Once we determine that the candidate is a real programmer we can interview in person, we sit down with the candidate for one hour. There were three to five interviewers in the room, and one candidate. It can be intimidating to the candidate, but we just explain that we are all here, and this is the first and last interview you have to go through. At this point please understand, a candidate's "years of experience in technology Y" or "commercial experience" or "Australian experience" pretty much go out of the window. We've hired people with over 20 years experience, and we've hired someone with almost zero experience. We start asking basic HR questions like "Please tell us about yourself and your experience" or "Have you worked in a similar role before?", etc. Then depending on the answers, we can already tell if the candidate is technically sound. We then ask the two major technical problems and analyse the response -- this was a whiteboard test. The whiteboard answers help us to see the thought process the candidate goes through to solve the problems. During the test we encouraged each candidate to ask us as many questions and clarifications as possible in order to solve these two problems. 

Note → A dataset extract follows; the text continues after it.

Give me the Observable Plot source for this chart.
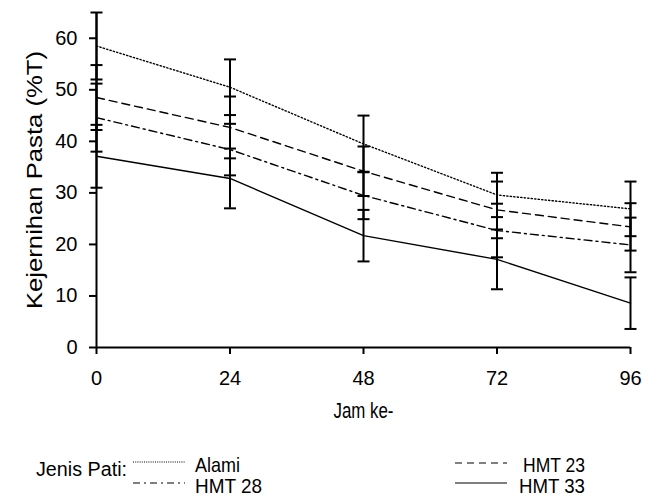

Should the candidate answer the questions satisfactorily then we will most likely hire, but we first had to have agreement on the assessment of the interview's outcome. We cannot hire if there's no consensus among ourselves. 

This greatly simplified our hiring process,  and to this day we don't regret hiring more than ten developers this way. This series of interviews happened five months ago  over a two-month period, and only half of them made the cut.  These developers are still going strong.

If you're a recruiter reading this please don't take this with offense. This is my opinion and I hope by reading this you can understand the frustrations we developers have with your recruitment process in our line of work. 

If the three simple points I mentioned in my company's hiring process can change the way you screen candidates and they work for you, then well and good. But for now I can't see myself applying through recruiters anymore. If this article can make some changes to the way you hire, then I hope developers like myself can get good jobs in the future through you again.